Selon les différents dictionnaires la phobie issue du grec
ancien phobos désignerait une peur irrationnelle, entrainant une aversion, un
dégout et même plus comme dans le mot
xénophobe qui est utilisé pour nommer celui qui a la haine de
l’étranger.
Si je bouffe du curé à mon petit déjeuner, que j’ajoute de
l’eau bénite à mon pastis et que j’aime à émettre des pets de nonnes en
société, je suis sans doute anti clérical mais surtout un libre penseur. Et en
tout état de cause mon discernement n’est pas plus altéré qu’un irlandais le
jour de la saint Patrick.
Par contre, si je mange du cochon à tous les repas, que
l’appel du muezzin m’incite à rester sous la couette pour me livrer à une
activité libidineuse et que je répugne à faire la conversation à une charmante
demoiselle toute de burka vêtue, je risque d’être taxé d’islamophobie. Ce qui relève,
selon les créateurs de ce néologisme de la pathologie et non de la liberté de
penser.
Phobophobie, philophobie, phobophilie, tout cela me donne un
peu le tournis, je sens que je file un
mauvais coton hydrophile.

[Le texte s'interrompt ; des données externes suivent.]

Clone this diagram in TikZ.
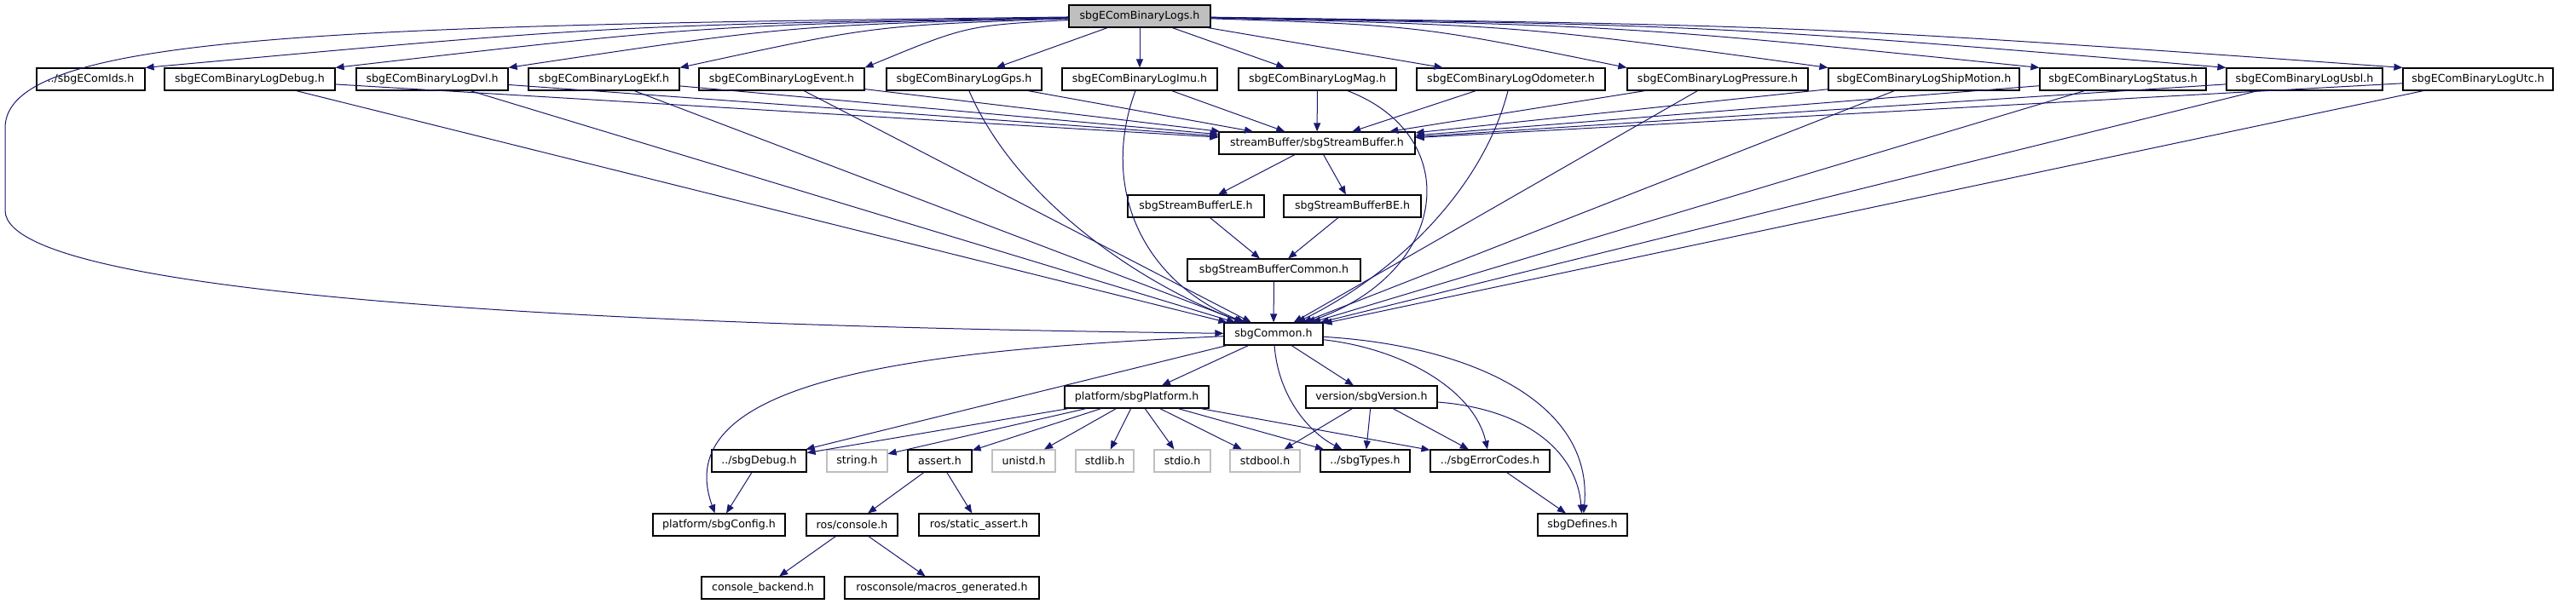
\documentclass[tikz,border=0pt]{standalone}
\usepackage{fontspec}
\setmainfont{DejaVu Sans}
\usetikzlibrary{arrows.meta}
\definecolor{edgeblue}{HTML}{191970}
\definecolor{boxgray}{HTML}{BFBFBF}

\begin{document}
\begin{tikzpicture}[x=1pt, y=-1pt, font=\fontsize{12.6}{14}\selectfont,
	hdr/.style={draw=black, line width=1.2pt, fill=white, minimum height=26pt, inner sep=0pt},
	sys/.style={hdr, draw=boxgray},
	dep/.style={draw=edgeblue, line width=1pt, -{Triangle[length=10pt,width=8pt]}}]
	\useasboundingbox (0,0) rectangle (3022,709);
	% top file
	\node[hdr, fill=boxgray, minimum width=166pt]	(logs) at (1337,19) {sbgEComBinaryLogs.h};
	% binary log headers
	\node[hdr, minimum width=127pt]	(ids) at (106.5,93) {../sbgEComIds.h};
	\node[hdr, minimum width=200pt]	(debug) at (293,93) {sbgEComBinaryLogDebug.h};
	\node[hdr, minimum width=178pt]	(dvl) at (507,93) {sbgEComBinaryLogDvl.h};
	\node[hdr, minimum width=177pt]	(ekf) at (708.5,93) {sbgEComBinaryLogEkf.h};
	\node[hdr, minimum width=194pt]	(event) at (917,93) {sbgEComBinaryLogEvent.h};
	\node[hdr, minimum width=182pt]	(gps) at (1131,93) {sbgEComBinaryLogGps.h};
	\node[hdr, minimum width=182pt]	(imu) at (1337,93) {sbgEComBinaryLogImu.h};
	\node[hdr, minimum width=185pt]	(mag) at (1545.5,93) {sbgEComBinaryLogMag.h};
	\node[hdr, minimum width=221pt]	(odo) at (1772.5,93) {sbgEComBinaryLogOdometer.h};
	\node[hdr, minimum width=212pt]	(pressure) at (2015,93) {sbgEComBinaryLogPressure.h};
	\node[hdr, minimum width=224pt]	(ship) at (2257,93) {sbgEComBinaryLogShipMotion.h};
	\node[hdr, minimum width=195pt]	(status) at (2490.5,93) {sbgEComBinaryLogStatus.h};
	\node[hdr, minimum width=183pt]	(usbl) at (2703.5,93) {sbgEComBinaryLogUsbl.h};
	\node[hdr, minimum width=176pt]	(utc) at (2907,93) {sbgEComBinaryLogUtc.h};
	% stream buffer
	\node[hdr, minimum width=230pt]	(sbuf) at (1545,168) {streamBuffer/sbgStreamBuffer.h};
	\node[hdr, minimum width=160pt]	(le) at (1403,242) {sbgStreamBufferLE.h};
	\node[hdr, minimum width=161pt]	(be) at (1586.5,242) {sbgStreamBufferBE.h};
	\node[hdr, minimum width=203pt]	(sbcommon) at (1494.5,317) {sbgStreamBufferCommon.h};
	% common
	\node[hdr, minimum width=116pt]	(common) at (1494,392) {sbgCommon.h};
	\node[hdr, minimum width=169pt]	(platform) at (1333.5,466) {platform/sbgPlatform.h};
	\node[hdr, minimum width=154pt]	(version) at (1609,466) {version/sbgVersion.h};
	\node[hdr, minimum width=111pt]	(sbgdebug) at (890.5,541) {../sbgDebug.h};
	\node[sys, minimum width=71pt]	(string) at (1005.5,541) {string.h};
	\node[hdr, minimum width=75pt]	(assert) at (1102.5,541) {assert.h};
	\node[sys, minimum width=74pt]	(unistd) at (1201,541) {unistd.h};
	\node[sys, minimum width=68pt]	(stdlib) at (1296,541) {stdlib.h};
	\node[sys, minimum width=66pt]	(stdio) at (1387,541) {stdio.h};
	\node[sys, minimum width=82pt]	(stdbool) at (1484,541) {stdbool.h};
	\node[hdr, minimum width=105pt]	(types) at (1601.5,541) {../sbgTypes.h};
	\node[hdr, minimum width=140pt]	(errcodes) at (1748,541) {../sbgErrorCodes.h};
	\node[hdr, minimum width=155pt]	(config) at (843.5,616) {platform/sbgConfig.h};
	\node[hdr, minimum width=107pt]	(console) at (999.5,616) {ros/console.h};
	\node[hdr, minimum width=141pt]	(static) at (1148.5,616) {ros/static\_assert.h};
	\node[hdr, minimum width=105pt]	(defines) at (1856.5,616) {sbgDefines.h};
	\node[hdr, minimum width=144pt]	(backend) at (895,690) {console\_backend.h};
	\node[hdr, minimum width=228pt]	(macros) at (1105,690) {rosconsole/macros\_generated.h};

	% edges from the top file
	\foreach \n/\cx in {ids/712, debug/823, dvl/925, ekf/1025, event/1134}
		\draw[dep] (logs) .. controls (\cx,30) .. (\n.north east);
	\foreach \n in {gps,imu,mag,odo}
		\draw[dep] (logs) -- (\n);
	\foreach \n/\cx in {pressure/1665, ship/1783, status/1907, usbl/2016, utc/2120}
		\draw[dep] (logs) .. controls (\cx,30) .. (\n.north west);
	\draw[dep] (logs) .. controls (400,30) and (6,40) .. (6,150) -- (6,247) .. controls (6,360) and (900,385) .. (common);
	% log headers to stream buffer and common
	\foreach \n in {debug,dvl,ekf,event,gps,imu,mag,odo,pressure,ship,status,usbl,utc}
		\draw[dep] (\n) -- (sbuf);
	\foreach \n in {debug,dvl,ekf,event,pressure,ship,status,usbl,utc}
		\draw[dep] (\n) -- (common);
	\draw[dep] (gps) .. controls (1190,230) and (1330,330) .. (common);
	\draw[dep] (imu) .. controls (1290,220) and (1340,330) .. (common);
	\draw[dep] (mag) .. controls (1720,160) and (1700,320) .. (common);
	\draw[dep] (odo) .. controls (1740,220) and (1640,320) .. (common);
	\draw[dep] (sbuf) -- (le);
	\draw[dep] (sbuf) -- (be);
	\draw[dep] (le) -- (sbcommon);
	\draw[dep] (be) -- (sbcommon);
	\draw[dep] (sbcommon) -- (common);
	% common includes
	\draw[dep] (common) -- (platform);
	\draw[dep] (common) -- (version);
	\draw[dep] (common) -- (sbgdebug);
	\draw[dep] (common) .. controls (1100,410) and (780,440) .. (config);
	\draw[dep] (common) .. controls (1500,470) and (1540,510) .. (types);
	\draw[dep] (common) .. controls (1650,410) and (1730,460) .. (errcodes);
	\draw[dep] (common) .. controls (1720,405) and (1870,470) .. (defines);
	\foreach \n in {sbgdebug,string,assert,unistd,stdlib,stdio,stdbool,types,errcodes}
		\draw[dep] (platform) -- (\n);
	\foreach \n in {stdbool,types,errcodes}
		\draw[dep] (version) -- (\n);
	\draw[dep] (version) .. controls (1790,480) and (1850,530) .. (defines);
	\draw[dep] (sbgdebug) -- (config);
	\draw[dep] (assert) -- (console);
	\draw[dep] (assert) -- (static);
	\draw[dep] (console) -- (backend);
	\draw[dep] (console) -- (macros);
	\draw[dep] (errcodes) -- (defines);
\end{tikzpicture}
\end{document}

Un jour, après avoir lu l’essai de Benoit
Rayski sur Sarko ‘’l’homme que vous aimez haïr’’, je me suis risqué à créer
un nouveau néologisme, moi qui n’avais
jusqu’à présent rien inventé, même pas le ‘’phil’’ à couper le beurre, la sarkophobophilie ou bien la
sarkophilophobie, je n’ai pas encore tranché.
Enfin, je dis inventer, je m’avance peut être un peu, comme
dirait le célèbre plagiaire médiatique Joseph Macé-Scaron, on n’écrit jamais
‘’ex nihilo’’ et le plagiat n’est que le droit à l’intertextualité, comme la
plage du cap d’Agde est une invitation à l’intersexualité.
Si je n’ai rien vu en
tapant le premier sur Google, j’ai trouvé ‘’post 'aliquanto’ deux références
sur le deuxième. Comme vous le constaterez, afin d’écrire sur deux pieds, le
grec et le latin, et non pas comme un pied,
je me suis rué sur les pages roses de mon Larousse afin d’émailler ce
billet de deux expressions latines. Ceci afin de montrer mon ouverture d’esprit
et mon absence totale de préjugés.
Mais le grec, heureusement, n’est pas qu’angoisse, peur,
aversion, il est aussi amour, passion. Ainsi sommes-nous haltérophiles,
cinéphiles, colombophiles, bibliophiles, homophiles etc. Parfois, l’amour est
coupable et le suffixe malheureux comme dans le cas de la pédophilie.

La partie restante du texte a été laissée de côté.